_Prompt_
Reproduce exactly the opening lines of the listing, stopping after the line that contains "bottom += val" and including it.

_Data block_
+--

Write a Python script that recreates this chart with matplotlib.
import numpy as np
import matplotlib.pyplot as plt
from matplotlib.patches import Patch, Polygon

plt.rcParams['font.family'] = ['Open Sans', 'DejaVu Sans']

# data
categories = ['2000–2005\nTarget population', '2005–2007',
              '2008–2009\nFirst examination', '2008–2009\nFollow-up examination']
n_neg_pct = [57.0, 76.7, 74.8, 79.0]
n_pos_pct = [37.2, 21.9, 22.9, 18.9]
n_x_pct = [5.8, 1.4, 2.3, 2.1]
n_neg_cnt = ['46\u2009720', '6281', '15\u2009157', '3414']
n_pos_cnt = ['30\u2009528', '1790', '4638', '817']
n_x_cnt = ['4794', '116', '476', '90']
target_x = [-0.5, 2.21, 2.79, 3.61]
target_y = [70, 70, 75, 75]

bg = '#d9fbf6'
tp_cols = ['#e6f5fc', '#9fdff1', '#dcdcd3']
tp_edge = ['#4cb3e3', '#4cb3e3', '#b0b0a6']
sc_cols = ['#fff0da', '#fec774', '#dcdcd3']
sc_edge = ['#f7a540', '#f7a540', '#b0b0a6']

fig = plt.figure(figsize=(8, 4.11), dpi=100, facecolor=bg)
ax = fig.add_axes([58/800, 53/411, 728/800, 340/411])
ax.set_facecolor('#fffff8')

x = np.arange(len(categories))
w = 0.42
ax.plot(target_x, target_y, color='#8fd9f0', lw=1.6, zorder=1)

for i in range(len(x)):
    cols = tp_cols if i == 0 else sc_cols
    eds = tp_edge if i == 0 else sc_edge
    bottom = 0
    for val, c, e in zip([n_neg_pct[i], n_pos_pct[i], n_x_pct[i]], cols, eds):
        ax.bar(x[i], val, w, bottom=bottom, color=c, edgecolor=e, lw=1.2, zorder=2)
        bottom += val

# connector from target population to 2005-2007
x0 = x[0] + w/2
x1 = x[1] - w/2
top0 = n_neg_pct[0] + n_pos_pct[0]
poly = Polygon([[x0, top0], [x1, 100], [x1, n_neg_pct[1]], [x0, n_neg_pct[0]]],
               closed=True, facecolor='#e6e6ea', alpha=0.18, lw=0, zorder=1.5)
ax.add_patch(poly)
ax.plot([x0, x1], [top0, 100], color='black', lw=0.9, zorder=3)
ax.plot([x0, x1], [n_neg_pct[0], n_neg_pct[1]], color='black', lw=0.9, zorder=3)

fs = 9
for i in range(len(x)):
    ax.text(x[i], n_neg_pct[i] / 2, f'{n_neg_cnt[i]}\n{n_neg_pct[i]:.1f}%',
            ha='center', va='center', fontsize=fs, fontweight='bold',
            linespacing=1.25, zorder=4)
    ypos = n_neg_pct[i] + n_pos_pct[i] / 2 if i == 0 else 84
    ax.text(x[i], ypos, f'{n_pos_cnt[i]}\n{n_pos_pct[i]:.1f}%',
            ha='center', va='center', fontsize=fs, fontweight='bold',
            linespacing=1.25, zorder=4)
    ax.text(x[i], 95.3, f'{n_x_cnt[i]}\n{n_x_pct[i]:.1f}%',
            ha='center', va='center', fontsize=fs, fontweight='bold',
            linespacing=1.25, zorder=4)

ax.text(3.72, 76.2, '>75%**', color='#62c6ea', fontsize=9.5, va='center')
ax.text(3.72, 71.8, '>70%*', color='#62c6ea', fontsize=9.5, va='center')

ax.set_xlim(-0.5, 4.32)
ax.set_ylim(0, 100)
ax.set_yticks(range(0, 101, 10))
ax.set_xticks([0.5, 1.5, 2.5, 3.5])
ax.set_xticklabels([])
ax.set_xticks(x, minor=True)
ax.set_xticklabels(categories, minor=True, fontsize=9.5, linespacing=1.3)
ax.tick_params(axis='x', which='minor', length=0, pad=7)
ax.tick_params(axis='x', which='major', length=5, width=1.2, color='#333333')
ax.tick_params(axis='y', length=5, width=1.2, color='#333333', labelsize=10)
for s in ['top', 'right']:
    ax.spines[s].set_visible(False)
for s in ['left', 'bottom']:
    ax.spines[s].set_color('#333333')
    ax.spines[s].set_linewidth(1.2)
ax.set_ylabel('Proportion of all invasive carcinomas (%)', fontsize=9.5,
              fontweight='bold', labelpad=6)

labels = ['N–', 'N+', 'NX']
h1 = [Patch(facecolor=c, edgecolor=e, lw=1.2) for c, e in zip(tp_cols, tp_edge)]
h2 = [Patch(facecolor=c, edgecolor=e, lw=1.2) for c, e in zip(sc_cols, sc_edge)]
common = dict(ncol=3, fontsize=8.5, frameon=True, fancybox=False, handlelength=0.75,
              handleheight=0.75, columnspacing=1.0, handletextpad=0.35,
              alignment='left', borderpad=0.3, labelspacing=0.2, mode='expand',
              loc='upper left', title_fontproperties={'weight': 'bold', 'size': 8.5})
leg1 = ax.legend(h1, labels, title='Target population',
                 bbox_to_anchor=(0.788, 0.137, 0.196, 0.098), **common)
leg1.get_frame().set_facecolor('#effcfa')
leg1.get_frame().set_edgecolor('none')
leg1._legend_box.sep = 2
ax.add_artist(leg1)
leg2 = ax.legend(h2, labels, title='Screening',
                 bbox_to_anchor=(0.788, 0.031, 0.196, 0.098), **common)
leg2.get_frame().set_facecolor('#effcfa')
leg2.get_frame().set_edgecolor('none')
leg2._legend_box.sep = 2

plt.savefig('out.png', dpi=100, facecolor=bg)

+--

_Solution to this exercise_
Write a Python script that recreates this chart with matplotlib.
import numpy as np
import matplotlib.pyplot as plt
from matplotlib.patches import Patch, Polygon

plt.rcParams['font.family'] = ['Open Sans', 'DejaVu Sans']

# data
categories = ['2000–2005\nTarget population', '2005–2007',
              '2008–2009\nFirst examination', '2008–2009\nFollow-up examination']
n_neg_pct = [57.0, 76.7, 74.8, 79.0]
n_pos_pct = [37.2, 21.9, 22.9, 18.9]
n_x_pct = [5.8, 1.4, 2.3, 2.1]
n_neg_cnt = ['46\u2009720', '6281', '15\u2009157', '3414']
n_pos_cnt = ['30\u2009528', '1790', '4638', '817']
n_x_cnt = ['4794', '116', '476', '90']
target_x = [-0.5, 2.21, 2.79, 3.61]
target_y = [70, 70, 75, 75]

bg = '#d9fbf6'
tp_cols = ['#e6f5fc', '#9fdff1', '#dcdcd3']
tp_edge = ['#4cb3e3', '#4cb3e3', '#b0b0a6']
sc_cols = ['#fff0da', '#fec774', '#dcdcd3']
sc_edge = ['#f7a540', '#f7a540', '#b0b0a6']

fig = plt.figure(figsize=(8, 4.11), dpi=100, facecolor=bg)
ax = fig.add_axes([58/800, 53/411, 728/800, 340/411])
ax.set_facecolor('#fffff8')

x = np.arange(len(categories))
w = 0.42
ax.plot(target_x, target_y, color='#8fd9f0', lw=1.6, zorder=1)

for i in range(len(x)):
    cols = tp_cols if i == 0 else sc_cols
    eds = tp_edge if i == 0 else sc_edge
    bottom = 0
    for val, c, e in zip([n_neg_pct[i], n_pos_pct[i], n_x_pct[i]], cols, eds):
        ax.bar(x[i], val, w, bottom=bottom, color=c, edgecolor=e, lw=1.2, zorder=2)
        bottom += val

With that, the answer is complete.